更新时间:2024-11-28 GMT+08:00

创建数据表开启标签索引

功能介绍

建表功能同创建表,在此基础上,表属性配置标签索引schema。

样例代码

public void testCreateTable() {
  LOG.info("Entering testCreateTable.");
  HTableDescriptor tableDesc = new HTableDescriptor(tableName);
  HColumnDescriptor cdm = new HColumnDescriptor(FAM_M);
  cdm.setDataBlockEncoding(DataBlockEncoding.FAST_DIFF);
  tableDesc.addFamily(cdm);
  HColumnDescriptor cdn = new HColumnDescriptor(FAM_N);
  cdn.setDataBlockEncoding(DataBlockEncoding.FAST_DIFF);
  tableDesc.addFamily(cdn);

  // Add bitmap index definitions.
  List<BitmapIndexDescriptor> bitmaps = new ArrayList<>();//(1)
  bitmaps.add(BitmapIndexDescriptor.builder()
    // Describe which column should be indexed.
    .setColumnName(FamilyOnlyName.valueOf(FAM_M))//(2)
    // Describe how to extract term(s) from KeyValue
    .setTermExtractor(TermExtractor.NAME_VALUE_EXTRACTOR)//(3)
    .build());
  // It will help to add several properties into HTableDescriptor.
  // SHARD_NUM should be less than the region number
  IndexHelper.enableAutoIndex(tableDesc, SHARD_NUM, bitmaps);//(4)

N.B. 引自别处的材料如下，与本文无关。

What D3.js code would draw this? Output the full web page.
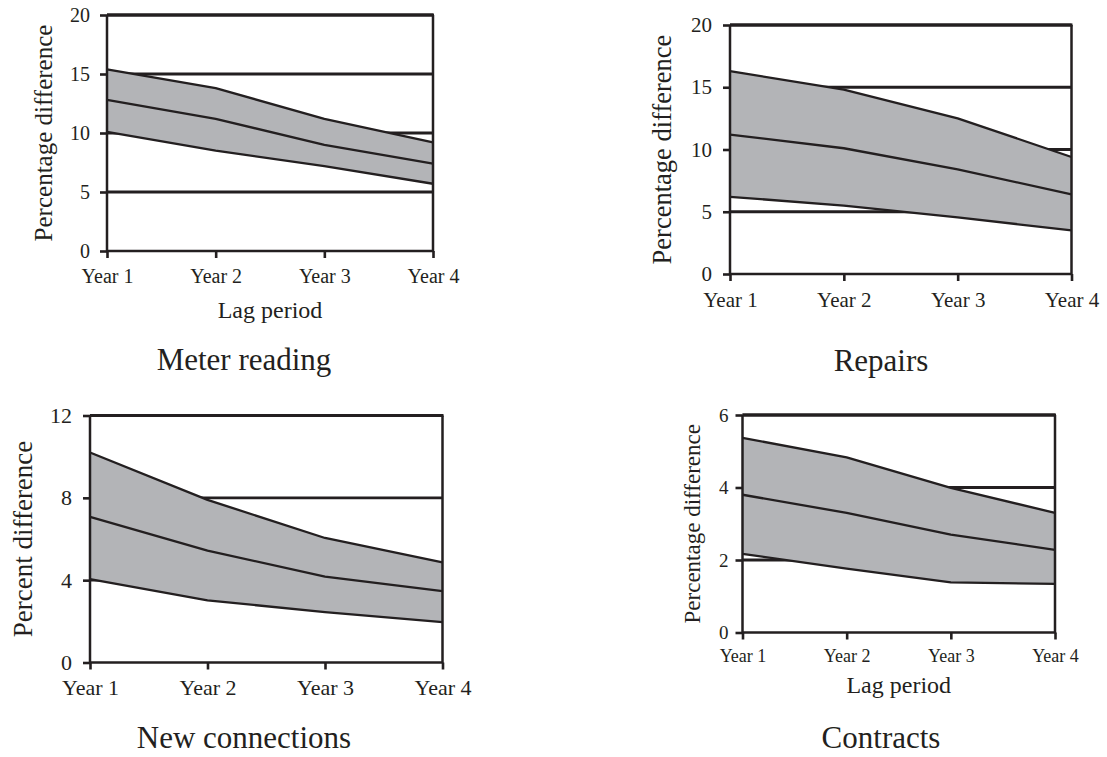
<!DOCTYPE html>
<html>
<head>
<meta charset="utf-8">
<script src="https://cdn.jsdelivr.net/npm/d3@7"></script>
<style>
  body { margin: 0; background: #fff; }
  text { font-family: "Liberation Serif", "Times New Roman", serif; fill: #231f20; }
  .domain { display: none; }
</style>
</head>
<body>
<script>
(function(){

//categories on the x axis
var years = ["Year 1", "Year 2", "Year 3", "Year 4"];

//meter reading band (upper, centre, lower)
var meterUpper = [15.4, 13.8, 11.2, 9.2];
var meterMid   = [12.8, 11.2, 9.0, 7.4];
var meterLower = [10.1, 8.5, 7.2, 5.7];
var meterTicks = [0, 5, 10, 15, 20];

//repairs band
var repairsUpper = [16.3, 14.8, 12.5, 9.4];
var repairsMid   = [11.2, 10.1, 8.4, 6.4];
var repairsLower = [6.2, 5.5, 4.55, 3.5];
var repairsTicks = [0, 5, 10, 15, 20];

//new connections band
var connUpper = [10.2, 7.9, 6.05, 4.87];
var connMid   = [7.08, 5.44, 4.17, 3.47];
var connLower = [4.05, 3.02, 2.45, 1.96];
var connTicks = [0, 4, 8, 12];

//contracts band
var contrUpper = [5.37, 4.83, 3.99, 3.3];
var contrMid   = [3.8, 3.3, 2.7, 2.28];
var contrLower = [2.17, 1.76, 1.38, 1.34];
var contrTicks = [0, 2, 4, 6];

var ink = "#231f20",
    bandFill = "#b3b4b7";

var svg = d3.select("body")
    .append("svg")
    .attr("width", 1107)
    .attr("height", 757);

//panel frames and text placement
var panels = [
    {title: "Meter reading", ylabel: "Percentage difference", lag: true,
     upper: meterUpper, mid: meterMid, lower: meterLower, ticks: meterTicks,
     left: 107, right: 433, top: 15, bottom: 251, capX: 244,
     tickFont: 20, yearFont: 20, yearGap: 11, yPad: 10, ylabFont: 25, ylabX: 52,
     lagY: 318, titleY: 370},
    {title: "Repairs", ylabel: "Percentage difference", lag: false,
     upper: repairsUpper, mid: repairsMid, lower: repairsLower, ticks: repairsTicks,
     left: 730, right: 1071.5, top: 25, bottom: 274, capX: 881,
     tickFont: 21, yearFont: 21, yearGap: 11, yPad: 11, ylabFont: 26.5, ylabX: 671,
     titleY: 371},
    {title: "New connections", ylabel: "Percent difference", lag: false,
     upper: connUpper, mid: connMid, lower: connLower, ticks: connTicks,
     left: 90, right: 442.5, top: 415.5, bottom: 662.5, capX: 244,
     tickFont: 22, yearFont: 22, yearGap: 10, yPad: 11, ylabFont: 27, ylabX: 32,
     titleY: 748},
    {title: "Contracts", ylabel: "Percentage difference", lag: true,
     upper: contrUpper, mid: contrMid, lower: contrLower, ticks: contrTicks,
     left: 742.5, right: 1055, top: 415, bottom: 632.5, capX: 881,
     tickFont: 19, yearFont: 18, yearGap: 10, yPad: 7, ylabFont: 23, ylabX: 700,
     lagY: 693, titleY: 748}
];

panels.forEach(drawPanel);

function drawPanel(p){
    var x = d3.scalePoint()
        .domain(years)
        .range([p.left, p.right]);

    var y = d3.scaleLinear()
        .domain([0, d3.max(p.ticks)])
        .range([p.bottom, p.top]);

    var g = svg.append("g");

    //horizontal reference lines (drawn under the band)
    g.selectAll(".grid")
        .data(p.ticks.filter(function(t){ return t > 0; }))
        .enter()
        .append("line")
        .attr("class", "grid")
        .attr("x1", p.left)
        .attr("x2", p.right)
        .attr("y1", function(d){ return y(d); })
        .attr("y2", function(d){ return y(d); })
        .style("stroke", ink)
        .style("stroke-width", 2.8);

    var rows = years.map(function(yr, i){
        return {year: yr, hi: p.upper[i], mid: p.mid[i], lo: p.lower[i]};
    });

    //grey band between the upper and lower lines
    var area = d3.area()
        .x(function(d){ return x(d.year); })
        .y0(function(d){ return y(d.lo); })
        .y1(function(d){ return y(d.hi); });

    g.append("path")
        .datum(rows)
        .attr("d", area)
        .style("fill", bandFill)
        .style("stroke", "none");

    //the three lines
    ["hi", "mid", "lo"].forEach(function(key){
        var line = d3.line()
            .x(function(d){ return x(d.year); })
            .y(function(d){ return y(d[key]); });
        g.append("path")
            .datum(rows)
            .attr("d", line)
            .style("fill", "none")
            .style("stroke", ink)
            .style("stroke-width", 2.3)
            .style("stroke-linejoin", "round");
    });

    //frame: left, right and bottom
    g.append("path")
        .attr("d", "M" + p.left + "," + p.top + "V" + p.bottom + "H" + p.right + "V" + p.top)
        .style("fill", "none")
        .style("stroke", ink)
        .style("stroke-width", 2.5);

    //top line
    g.append("line")
        .attr("x1", p.left)
        .attr("x2", p.right + 1)
        .attr("y1", y(d3.max(p.ticks)))
        .attr("y2", y(d3.max(p.ticks)))
        .style("stroke", ink)
        .style("stroke-width", 3);

    //y axis
    var yAxis = d3.axisLeft(y)
        .tickValues(p.ticks)
        .tickSize(7)
        .tickPadding(p.yPad)
        .tickFormat(d3.format("d"));
    g.append("g")
        .attr("transform", "translate(" + p.left + ",0)")
        .call(yAxis)
        .selectAll("text")
        .style("font-size", p.tickFont + "px")
        .style("fill", ink);

    //x axis
    var xAxis = d3.axisBottom(x)
        .tickSize(7)
        .tickPadding(p.yearGap);
    g.append("g")
        .attr("transform", "translate(0," + p.bottom + ")")
        .call(xAxis)
        .selectAll("text")
        .style("font-size", p.yearFont + "px")
        .style("fill", ink);

    g.selectAll(".tick line").style("stroke", ink).style("stroke-width", 2.6);

    //y axis title
    g.append("text")
        .attr("transform", "translate(" + p.ylabX + "," + ((p.top + p.bottom) / 2) + ") rotate(-90)")
        .attr("text-anchor", "middle")
        .style("font-size", p.ylabFont + "px")
        .text(p.ylabel);

    //x axis title
    if (p.lag){
        g.append("text")
            .attr("x", (p.left + p.right) / 2)
            .attr("y", p.lagY)
            .attr("text-anchor", "middle")
            .style("font-size", "24px")
            .text("Lag period");
    };

    //panel caption
    g.append("text")
        .attr("x", p.capX)
        .attr("y", p.titleY)
        .attr("text-anchor", "middle")
        .style("font-size", "31px")
        .text(p.title);
};

})();
</script>
</body>
</html>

  List<byte[]> splitList = Arrays.stream(SPLIT.split(LemonConstants.COMMA))
    .map(s -> org.lemon.common.Bytes.toBytes(s.trim()))
    .collect(Collectors.toList());
  byte[][] splitArray = splitList.toArray(new byte[splitList.size()][]);

  Admin admin = null;
  try {
    // Instantiate an Admin object.
    admin = conn.getAdmin();
    if (!admin.tableExists(tableName)) {
      LOG.info("Creating table...");
      admin.createTable(tableDesc, splitArray);
      LOG.info(admin.getClusterStatus());
      LOG.info(admin.listNamespaceDescriptors());
      LOG.info("Table created successfully.");
    } else {
      LOG.warn("table already exists");
    }
  } catch (IOException e) {
    LOG.error("Create table failed.", e);
  } finally {
    if (admin != null) {
      try {
        // Close the Admin object.
        admin.close();
      } catch (IOException e) {
        LOG.error("Failed to close admin ", e);
      }
    }
  }
  LOG.info("Exiting testCreateTable.");
}

注意事项

  • (1) BitmapIndexDescriptor描述哪些字段使用什么规则来抽取标签,数据表可以定义一个或多个BitmapIndexDescriptor。
  • (2) 定义哪些列需要抽取标签。取值范围:
    • ExplicitColumnName:指定列。
    • FamilyOnlyName:某一ColumnFamily下的所有列。
    • PrefixColumnName:拥有某一前缀的列。
  • (3) 定义列的抽取标签的规则,可选值如下:
    • QualifierExtractor:表示按照列名来抽取标签。

      例如,qualifier是Male,value是1,那么抽取的标签是Male。

    • QualifierValueExtractor:表示按照列名和value来抽取标签。

      例如,qualifier是education,value是master,那么抽取的标签是education:master。

    • QualifierArrayValueExtractor:可以抽取多个标签,value是json array格式。
      例如,qualifier是hobby,value 是 ["basketball","football","volleyball"],抽取的标签如下:
      hobby:basketball
      hobby:football
      hobby:volleyball
    • QualifierMapValueExtractor:可以抽取多个标签,value是json map格式。
      例如,qualifier是hobby,value是 {"basketball":"9","football":"8","volleyball":"7"},抽取的标签如下:
      hobby:basketball
      hobby:football
      hobby:volleyball
      hobby:basketball_9
      hobby:football_8
      hobby:volleyball_7
  • (4) 索引表的分区数量SHARD_NUM必须要小于或等于数据表。